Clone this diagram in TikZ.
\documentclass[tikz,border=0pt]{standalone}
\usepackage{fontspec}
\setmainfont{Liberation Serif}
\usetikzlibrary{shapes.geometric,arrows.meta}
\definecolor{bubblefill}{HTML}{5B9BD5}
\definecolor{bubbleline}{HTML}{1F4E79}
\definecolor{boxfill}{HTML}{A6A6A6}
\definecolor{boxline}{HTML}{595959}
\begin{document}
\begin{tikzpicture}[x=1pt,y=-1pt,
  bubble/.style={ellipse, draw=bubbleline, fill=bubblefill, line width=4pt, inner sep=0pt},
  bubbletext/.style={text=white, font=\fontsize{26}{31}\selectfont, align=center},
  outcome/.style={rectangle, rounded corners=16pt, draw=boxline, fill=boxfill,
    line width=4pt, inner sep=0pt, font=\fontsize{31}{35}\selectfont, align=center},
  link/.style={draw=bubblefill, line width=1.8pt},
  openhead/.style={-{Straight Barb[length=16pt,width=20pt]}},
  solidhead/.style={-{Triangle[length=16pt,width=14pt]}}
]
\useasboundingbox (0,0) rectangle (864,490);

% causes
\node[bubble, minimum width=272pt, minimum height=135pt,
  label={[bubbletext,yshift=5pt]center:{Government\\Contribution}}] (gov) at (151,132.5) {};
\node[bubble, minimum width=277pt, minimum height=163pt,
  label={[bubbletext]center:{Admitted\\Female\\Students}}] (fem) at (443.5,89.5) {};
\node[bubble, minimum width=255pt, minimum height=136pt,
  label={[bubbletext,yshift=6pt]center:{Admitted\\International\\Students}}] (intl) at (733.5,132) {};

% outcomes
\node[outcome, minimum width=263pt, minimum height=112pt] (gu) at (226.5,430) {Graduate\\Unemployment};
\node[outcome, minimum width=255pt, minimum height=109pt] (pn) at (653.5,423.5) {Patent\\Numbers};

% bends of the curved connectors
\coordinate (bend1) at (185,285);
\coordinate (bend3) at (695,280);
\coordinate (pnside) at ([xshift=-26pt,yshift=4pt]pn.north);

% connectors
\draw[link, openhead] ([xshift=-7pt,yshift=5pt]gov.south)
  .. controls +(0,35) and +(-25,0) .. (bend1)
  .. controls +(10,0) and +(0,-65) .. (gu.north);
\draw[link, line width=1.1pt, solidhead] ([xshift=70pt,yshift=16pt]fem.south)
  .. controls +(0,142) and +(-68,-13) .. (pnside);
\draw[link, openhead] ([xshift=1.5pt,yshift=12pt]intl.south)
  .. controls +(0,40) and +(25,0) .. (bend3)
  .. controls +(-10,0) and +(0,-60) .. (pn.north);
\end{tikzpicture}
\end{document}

---

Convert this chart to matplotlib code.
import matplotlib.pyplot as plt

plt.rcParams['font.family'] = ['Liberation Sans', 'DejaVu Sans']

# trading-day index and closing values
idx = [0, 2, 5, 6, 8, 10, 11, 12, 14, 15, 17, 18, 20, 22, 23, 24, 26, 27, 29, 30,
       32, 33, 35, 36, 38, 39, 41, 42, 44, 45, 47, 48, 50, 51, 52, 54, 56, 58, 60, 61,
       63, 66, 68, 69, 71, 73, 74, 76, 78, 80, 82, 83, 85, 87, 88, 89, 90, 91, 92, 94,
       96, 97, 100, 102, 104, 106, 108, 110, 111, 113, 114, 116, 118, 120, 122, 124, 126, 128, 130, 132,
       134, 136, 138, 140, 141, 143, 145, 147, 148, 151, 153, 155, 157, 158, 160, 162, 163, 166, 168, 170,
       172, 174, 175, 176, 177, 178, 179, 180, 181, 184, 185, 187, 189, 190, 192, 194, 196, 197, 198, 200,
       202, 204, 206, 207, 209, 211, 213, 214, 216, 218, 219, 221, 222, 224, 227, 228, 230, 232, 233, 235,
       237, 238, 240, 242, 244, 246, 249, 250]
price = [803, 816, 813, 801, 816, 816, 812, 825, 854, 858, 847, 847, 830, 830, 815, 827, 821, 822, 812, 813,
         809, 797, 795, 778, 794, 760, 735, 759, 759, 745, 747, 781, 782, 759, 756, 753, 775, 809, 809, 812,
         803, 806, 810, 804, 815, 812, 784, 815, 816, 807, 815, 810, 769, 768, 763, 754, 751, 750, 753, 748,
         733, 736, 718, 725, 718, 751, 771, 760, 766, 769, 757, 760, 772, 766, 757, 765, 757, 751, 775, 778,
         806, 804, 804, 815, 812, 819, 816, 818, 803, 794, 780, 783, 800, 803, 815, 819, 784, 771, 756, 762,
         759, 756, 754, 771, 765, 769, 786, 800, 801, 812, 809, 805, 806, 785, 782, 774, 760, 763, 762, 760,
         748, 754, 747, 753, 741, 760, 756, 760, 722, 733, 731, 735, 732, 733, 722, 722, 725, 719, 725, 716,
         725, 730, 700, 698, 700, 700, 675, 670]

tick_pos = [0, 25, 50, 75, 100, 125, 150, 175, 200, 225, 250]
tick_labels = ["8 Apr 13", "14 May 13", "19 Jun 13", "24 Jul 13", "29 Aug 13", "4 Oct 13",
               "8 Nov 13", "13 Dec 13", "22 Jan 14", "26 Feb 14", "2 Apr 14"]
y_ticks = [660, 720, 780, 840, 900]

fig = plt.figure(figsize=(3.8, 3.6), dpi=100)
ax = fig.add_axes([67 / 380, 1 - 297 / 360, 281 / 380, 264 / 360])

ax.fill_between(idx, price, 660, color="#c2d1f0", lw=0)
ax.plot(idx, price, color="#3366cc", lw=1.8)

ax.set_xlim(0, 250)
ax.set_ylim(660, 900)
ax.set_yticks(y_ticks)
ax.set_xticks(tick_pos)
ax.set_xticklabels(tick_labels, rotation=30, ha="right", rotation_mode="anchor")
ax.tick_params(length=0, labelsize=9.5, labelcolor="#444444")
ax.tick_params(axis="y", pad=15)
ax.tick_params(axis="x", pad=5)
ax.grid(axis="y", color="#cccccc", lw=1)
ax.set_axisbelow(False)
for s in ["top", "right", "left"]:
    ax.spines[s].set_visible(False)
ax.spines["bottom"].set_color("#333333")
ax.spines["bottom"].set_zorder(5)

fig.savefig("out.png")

§ **The task**
Extract verbatim only those lines that run from the line with "Clone this diagram in TikZ." to the line with "width=255pt, minimum height=109pt]", inclusive.

§ **Exercise result**
Clone this diagram in TikZ.
\documentclass[tikz,border=0pt]{standalone}
\usepackage{fontspec}
\setmainfont{Liberation Serif}
\usetikzlibrary{shapes.geometric,arrows.meta}
\definecolor{bubblefill}{HTML}{5B9BD5}
\definecolor{bubbleline}{HTML}{1F4E79}
\definecolor{boxfill}{HTML}{A6A6A6}
\definecolor{boxline}{HTML}{595959}
\begin{document}
\begin{tikzpicture}[x=1pt,y=-1pt,
  bubble/.style={ellipse, draw=bubbleline, fill=bubblefill, line width=4pt, inner sep=0pt},
  bubbletext/.style={text=white, font=\fontsize{26}{31}\selectfont, align=center},
  outcome/.style={rectangle, rounded corners=16pt, draw=boxline, fill=boxfill,
    line width=4pt, inner sep=0pt, font=\fontsize{31}{35}\selectfont, align=center},
  link/.style={draw=bubblefill, line width=1.8pt},
  openhead/.style={-{Straight Barb[length=16pt,width=20pt]}},
  solidhead/.style={-{Triangle[length=16pt,width=14pt]}}
]
\useasboundingbox (0,0) rectangle (864,490);

% causes
\node[bubble, minimum width=272pt, minimum height=135pt,
  label={[bubbletext,yshift=5pt]center:{Government\\Contribution}}] (gov) at (151,132.5) {};
\node[bubble, minimum width=277pt, minimum height=163pt,
  label={[bubbletext]center:{Admitted\\Female\\Students}}] (fem) at (443.5,89.5) {};
\node[bubble, minimum width=255pt, minimum height=136pt,
  label={[bubbletext,yshift=6pt]center:{Admitted\\International\\Students}}] (intl) at (733.5,132) {};

% outcomes
\node[outcome, minimum width=263pt, minimum height=112pt] (gu) at (226.5,430) {Graduate\\Unemployment};
\node[outcome, minimum width=255pt, minimum height=109pt] (pn) at (653.5,423.5) {Patent\\Numbers};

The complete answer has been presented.